### Stored data
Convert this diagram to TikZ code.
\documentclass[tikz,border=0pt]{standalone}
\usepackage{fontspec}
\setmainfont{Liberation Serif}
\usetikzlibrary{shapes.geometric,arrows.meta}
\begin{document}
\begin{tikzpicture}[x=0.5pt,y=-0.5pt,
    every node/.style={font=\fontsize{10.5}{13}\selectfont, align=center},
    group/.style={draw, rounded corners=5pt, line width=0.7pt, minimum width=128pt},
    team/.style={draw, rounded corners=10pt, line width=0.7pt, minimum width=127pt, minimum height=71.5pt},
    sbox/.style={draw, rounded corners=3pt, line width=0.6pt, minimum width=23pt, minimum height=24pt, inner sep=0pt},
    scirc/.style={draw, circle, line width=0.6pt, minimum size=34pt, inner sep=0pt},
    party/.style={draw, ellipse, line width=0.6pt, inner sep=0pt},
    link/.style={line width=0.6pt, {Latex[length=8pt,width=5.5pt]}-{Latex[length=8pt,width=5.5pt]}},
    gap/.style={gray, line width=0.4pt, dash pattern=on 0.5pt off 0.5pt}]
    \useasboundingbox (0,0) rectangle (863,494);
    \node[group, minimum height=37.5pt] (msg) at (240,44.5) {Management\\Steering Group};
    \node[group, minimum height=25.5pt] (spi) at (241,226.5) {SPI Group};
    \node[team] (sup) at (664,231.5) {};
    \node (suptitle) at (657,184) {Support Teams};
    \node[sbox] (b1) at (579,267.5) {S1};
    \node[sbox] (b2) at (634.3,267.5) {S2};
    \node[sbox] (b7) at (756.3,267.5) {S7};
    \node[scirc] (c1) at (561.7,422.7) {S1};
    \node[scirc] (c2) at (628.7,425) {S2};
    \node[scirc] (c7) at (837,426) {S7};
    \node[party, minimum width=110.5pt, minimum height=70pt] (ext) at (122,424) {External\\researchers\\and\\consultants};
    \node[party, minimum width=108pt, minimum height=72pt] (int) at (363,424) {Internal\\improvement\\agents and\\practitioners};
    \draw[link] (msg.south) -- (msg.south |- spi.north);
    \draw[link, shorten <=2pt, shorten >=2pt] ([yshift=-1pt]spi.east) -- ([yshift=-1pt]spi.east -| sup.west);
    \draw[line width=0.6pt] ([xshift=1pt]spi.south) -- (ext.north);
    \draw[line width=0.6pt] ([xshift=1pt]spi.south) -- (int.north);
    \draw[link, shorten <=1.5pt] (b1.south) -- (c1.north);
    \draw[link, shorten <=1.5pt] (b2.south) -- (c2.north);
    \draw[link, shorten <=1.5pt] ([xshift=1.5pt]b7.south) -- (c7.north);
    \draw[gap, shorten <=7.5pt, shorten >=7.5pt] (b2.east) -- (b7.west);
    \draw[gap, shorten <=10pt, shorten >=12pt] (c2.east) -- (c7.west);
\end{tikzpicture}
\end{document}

### Stated exercise
Give the material above again, word for word.

### Written solution
Convert this diagram to TikZ code.
\documentclass[tikz,border=0pt]{standalone}
\usepackage{fontspec}
\setmainfont{Liberation Serif}
\usetikzlibrary{shapes.geometric,arrows.meta}
\begin{document}
\begin{tikzpicture}[x=0.5pt,y=-0.5pt,
    every node/.style={font=\fontsize{10.5}{13}\selectfont, align=center},
    group/.style={draw, rounded corners=5pt, line width=0.7pt, minimum width=128pt},
    team/.style={draw, rounded corners=10pt, line width=0.7pt, minimum width=127pt, minimum height=71.5pt},
    sbox/.style={draw, rounded corners=3pt, line width=0.6pt, minimum width=23pt, minimum height=24pt, inner sep=0pt},
    scirc/.style={draw, circle, line width=0.6pt, minimum size=34pt, inner sep=0pt},
    party/.style={draw, ellipse, line width=0.6pt, inner sep=0pt},
    link/.style={line width=0.6pt, {Latex[length=8pt,width=5.5pt]}-{Latex[length=8pt,width=5.5pt]}},
    gap/.style={gray, line width=0.4pt, dash pattern=on 0.5pt off 0.5pt}]
    \useasboundingbox (0,0) rectangle (863,494);
    \node[group, minimum height=37.5pt] (msg) at (240,44.5) {Management\\Steering Group};
    \node[group, minimum height=25.5pt] (spi) at (241,226.5) {SPI Group};
    \node[team] (sup) at (664,231.5) {};
    \node (suptitle) at (657,184) {Support Teams};
    \node[sbox] (b1) at (579,267.5) {S1};
    \node[sbox] (b2) at (634.3,267.5) {S2};
    \node[sbox] (b7) at (756.3,267.5) {S7};
    \node[scirc] (c1) at (561.7,422.7) {S1};
    \node[scirc] (c2) at (628.7,425) {S2};
    \node[scirc] (c7) at (837,426) {S7};
    \node[party, minimum width=110.5pt, minimum height=70pt] (ext) at (122,424) {External\\researchers\\and\\consultants};
    \node[party, minimum width=108pt, minimum height=72pt] (int) at (363,424) {Internal\\improvement\\agents and\\practitioners};
    \draw[link] (msg.south) -- (msg.south |- spi.north);
    \draw[link, shorten <=2pt, shorten >=2pt] ([yshift=-1pt]spi.east) -- ([yshift=-1pt]spi.east -| sup.west);
    \draw[line width=0.6pt] ([xshift=1pt]spi.south) -- (ext.north);
    \draw[line width=0.6pt] ([xshift=1pt]spi.south) -- (int.north);
    \draw[link, shorten <=1.5pt] (b1.south) -- (c1.north);
    \draw[link, shorten <=1.5pt] (b2.south) -- (c2.north);
    \draw[link, shorten <=1.5pt] ([xshift=1.5pt]b7.south) -- (c7.north);
    \draw[gap, shorten <=7.5pt, shorten >=7.5pt] (b2.east) -- (b7.west);
    \draw[gap, shorten <=10pt, shorten >=12pt] (c2.east) -- (c7.west);
\end{tikzpicture}
\end{document}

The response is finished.